### [SET EXERCISE]
Select lines where the word "full" appears.

### [INFORMATION SHOWN]

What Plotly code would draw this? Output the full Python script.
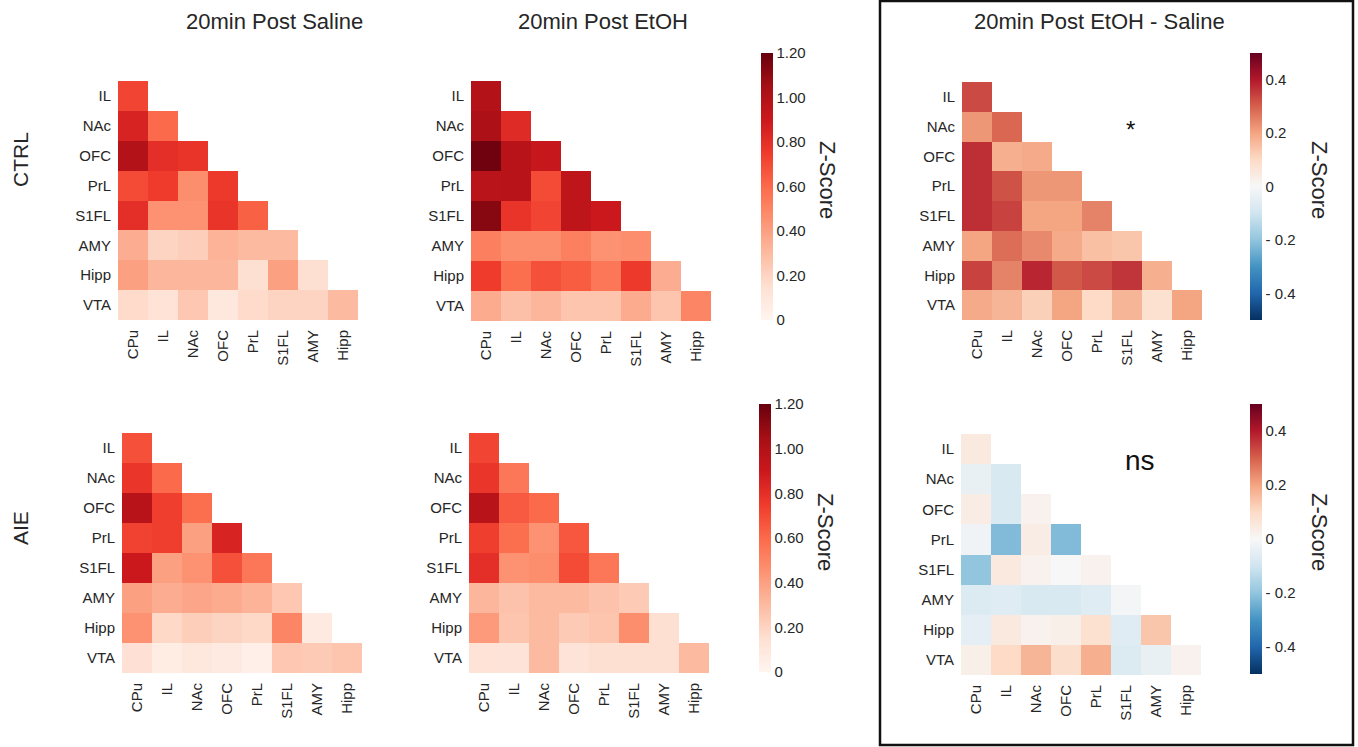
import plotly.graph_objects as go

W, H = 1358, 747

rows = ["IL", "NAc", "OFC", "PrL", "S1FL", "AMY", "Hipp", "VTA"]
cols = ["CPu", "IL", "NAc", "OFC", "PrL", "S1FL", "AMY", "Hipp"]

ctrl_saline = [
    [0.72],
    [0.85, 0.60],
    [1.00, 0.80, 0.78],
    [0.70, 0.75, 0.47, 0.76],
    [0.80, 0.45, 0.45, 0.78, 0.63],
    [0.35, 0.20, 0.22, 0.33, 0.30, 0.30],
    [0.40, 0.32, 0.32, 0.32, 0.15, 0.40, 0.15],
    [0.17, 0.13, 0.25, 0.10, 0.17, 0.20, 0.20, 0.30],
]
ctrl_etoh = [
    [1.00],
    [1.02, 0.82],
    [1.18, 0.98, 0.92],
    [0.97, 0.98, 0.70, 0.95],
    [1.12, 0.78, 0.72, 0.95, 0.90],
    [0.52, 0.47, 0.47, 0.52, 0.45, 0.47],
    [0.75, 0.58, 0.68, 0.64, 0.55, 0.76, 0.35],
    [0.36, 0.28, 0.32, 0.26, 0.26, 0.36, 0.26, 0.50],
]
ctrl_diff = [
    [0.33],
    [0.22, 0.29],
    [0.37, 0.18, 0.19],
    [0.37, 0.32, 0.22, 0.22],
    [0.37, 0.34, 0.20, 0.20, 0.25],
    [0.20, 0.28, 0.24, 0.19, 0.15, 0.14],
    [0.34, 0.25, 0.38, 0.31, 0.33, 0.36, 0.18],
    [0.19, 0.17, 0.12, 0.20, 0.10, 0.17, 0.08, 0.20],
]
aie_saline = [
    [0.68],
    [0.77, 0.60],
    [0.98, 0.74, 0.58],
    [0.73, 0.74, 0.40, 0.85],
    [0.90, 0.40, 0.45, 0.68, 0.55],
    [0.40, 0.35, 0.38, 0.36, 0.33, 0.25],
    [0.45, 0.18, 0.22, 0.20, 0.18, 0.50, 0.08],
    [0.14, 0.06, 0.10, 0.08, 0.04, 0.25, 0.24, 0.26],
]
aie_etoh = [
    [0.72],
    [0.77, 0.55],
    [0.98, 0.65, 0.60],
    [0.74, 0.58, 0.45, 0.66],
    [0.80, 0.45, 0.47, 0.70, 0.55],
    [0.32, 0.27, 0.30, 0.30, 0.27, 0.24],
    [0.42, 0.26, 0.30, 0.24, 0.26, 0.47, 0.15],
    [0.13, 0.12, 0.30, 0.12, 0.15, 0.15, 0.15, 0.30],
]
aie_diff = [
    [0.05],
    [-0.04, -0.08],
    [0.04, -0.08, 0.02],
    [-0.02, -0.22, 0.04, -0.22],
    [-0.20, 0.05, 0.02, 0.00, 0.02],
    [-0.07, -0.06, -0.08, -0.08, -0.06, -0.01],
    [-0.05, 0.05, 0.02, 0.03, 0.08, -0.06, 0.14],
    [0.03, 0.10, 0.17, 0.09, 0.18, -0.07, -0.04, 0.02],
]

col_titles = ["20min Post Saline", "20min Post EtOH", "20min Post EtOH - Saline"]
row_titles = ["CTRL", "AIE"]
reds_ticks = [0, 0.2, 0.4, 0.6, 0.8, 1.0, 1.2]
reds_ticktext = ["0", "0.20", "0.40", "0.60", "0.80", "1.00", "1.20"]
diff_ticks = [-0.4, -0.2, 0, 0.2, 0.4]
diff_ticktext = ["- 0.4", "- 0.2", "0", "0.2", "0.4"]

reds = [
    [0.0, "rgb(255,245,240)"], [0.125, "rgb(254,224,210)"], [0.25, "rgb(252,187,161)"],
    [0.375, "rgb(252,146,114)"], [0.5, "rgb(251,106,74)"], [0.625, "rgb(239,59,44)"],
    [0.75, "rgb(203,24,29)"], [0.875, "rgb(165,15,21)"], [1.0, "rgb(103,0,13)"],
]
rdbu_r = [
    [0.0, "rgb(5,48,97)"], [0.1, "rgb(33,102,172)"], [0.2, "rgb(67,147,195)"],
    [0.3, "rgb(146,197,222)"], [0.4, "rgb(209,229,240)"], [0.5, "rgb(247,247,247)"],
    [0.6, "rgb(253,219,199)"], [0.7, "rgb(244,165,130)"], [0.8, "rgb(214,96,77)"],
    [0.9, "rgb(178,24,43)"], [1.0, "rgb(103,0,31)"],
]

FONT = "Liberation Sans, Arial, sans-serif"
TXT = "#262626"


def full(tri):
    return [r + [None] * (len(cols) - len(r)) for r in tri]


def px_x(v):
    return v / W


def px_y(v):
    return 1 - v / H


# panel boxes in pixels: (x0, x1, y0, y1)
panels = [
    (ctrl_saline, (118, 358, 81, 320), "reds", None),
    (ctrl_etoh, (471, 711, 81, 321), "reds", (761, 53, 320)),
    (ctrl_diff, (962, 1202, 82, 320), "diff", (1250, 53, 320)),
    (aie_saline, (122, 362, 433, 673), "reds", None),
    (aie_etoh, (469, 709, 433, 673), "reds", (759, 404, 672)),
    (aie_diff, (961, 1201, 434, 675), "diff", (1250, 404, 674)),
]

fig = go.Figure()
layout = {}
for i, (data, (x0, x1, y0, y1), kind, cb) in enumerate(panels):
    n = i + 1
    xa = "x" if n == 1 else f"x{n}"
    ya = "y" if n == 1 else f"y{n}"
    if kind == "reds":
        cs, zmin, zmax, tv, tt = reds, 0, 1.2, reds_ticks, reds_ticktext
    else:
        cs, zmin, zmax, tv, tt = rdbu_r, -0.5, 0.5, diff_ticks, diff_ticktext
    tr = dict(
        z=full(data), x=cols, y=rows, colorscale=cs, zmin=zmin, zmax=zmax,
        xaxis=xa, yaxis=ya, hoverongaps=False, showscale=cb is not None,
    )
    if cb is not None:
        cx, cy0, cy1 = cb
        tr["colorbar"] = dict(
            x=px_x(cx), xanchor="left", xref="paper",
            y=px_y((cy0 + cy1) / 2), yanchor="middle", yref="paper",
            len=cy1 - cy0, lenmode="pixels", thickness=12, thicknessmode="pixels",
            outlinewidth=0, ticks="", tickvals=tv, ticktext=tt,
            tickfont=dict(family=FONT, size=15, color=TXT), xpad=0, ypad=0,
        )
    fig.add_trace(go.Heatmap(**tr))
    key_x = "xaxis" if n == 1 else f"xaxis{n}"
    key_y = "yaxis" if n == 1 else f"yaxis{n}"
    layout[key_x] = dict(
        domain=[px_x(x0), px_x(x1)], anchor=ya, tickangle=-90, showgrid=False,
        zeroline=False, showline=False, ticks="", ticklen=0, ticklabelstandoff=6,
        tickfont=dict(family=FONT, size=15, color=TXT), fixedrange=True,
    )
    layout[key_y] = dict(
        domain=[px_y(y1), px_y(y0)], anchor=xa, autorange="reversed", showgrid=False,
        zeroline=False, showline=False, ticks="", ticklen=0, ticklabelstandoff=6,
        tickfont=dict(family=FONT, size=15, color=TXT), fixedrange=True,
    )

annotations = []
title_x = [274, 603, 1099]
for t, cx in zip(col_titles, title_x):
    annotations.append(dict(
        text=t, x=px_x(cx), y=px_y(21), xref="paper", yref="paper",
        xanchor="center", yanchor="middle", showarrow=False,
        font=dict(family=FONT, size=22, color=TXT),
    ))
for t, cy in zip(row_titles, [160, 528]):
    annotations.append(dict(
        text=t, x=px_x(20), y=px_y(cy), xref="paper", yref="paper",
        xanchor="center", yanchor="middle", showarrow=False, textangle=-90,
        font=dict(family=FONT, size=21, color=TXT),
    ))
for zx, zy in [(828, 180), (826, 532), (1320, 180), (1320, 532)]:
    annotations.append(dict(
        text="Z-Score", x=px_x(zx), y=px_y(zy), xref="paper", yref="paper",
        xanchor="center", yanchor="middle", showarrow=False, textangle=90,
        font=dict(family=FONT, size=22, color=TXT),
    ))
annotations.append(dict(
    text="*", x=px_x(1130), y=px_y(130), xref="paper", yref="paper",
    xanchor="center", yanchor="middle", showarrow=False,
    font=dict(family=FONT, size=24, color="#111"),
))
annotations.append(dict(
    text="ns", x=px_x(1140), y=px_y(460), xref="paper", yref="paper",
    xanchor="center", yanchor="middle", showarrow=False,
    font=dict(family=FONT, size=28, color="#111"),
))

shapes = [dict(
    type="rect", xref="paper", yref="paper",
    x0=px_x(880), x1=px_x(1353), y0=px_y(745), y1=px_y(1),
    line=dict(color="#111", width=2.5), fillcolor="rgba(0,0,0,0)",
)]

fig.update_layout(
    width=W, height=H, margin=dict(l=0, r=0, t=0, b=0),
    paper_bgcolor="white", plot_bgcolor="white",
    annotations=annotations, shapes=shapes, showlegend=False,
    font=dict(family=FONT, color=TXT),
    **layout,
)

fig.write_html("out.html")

### [ANSWER TO THIS EXERCISE]
What Plotly code would draw this? Output the full Python script.
def full(tri):
        z=full(data), x=cols, y=rows, colorscale=cs, zmin=zmin, zmax=zmax,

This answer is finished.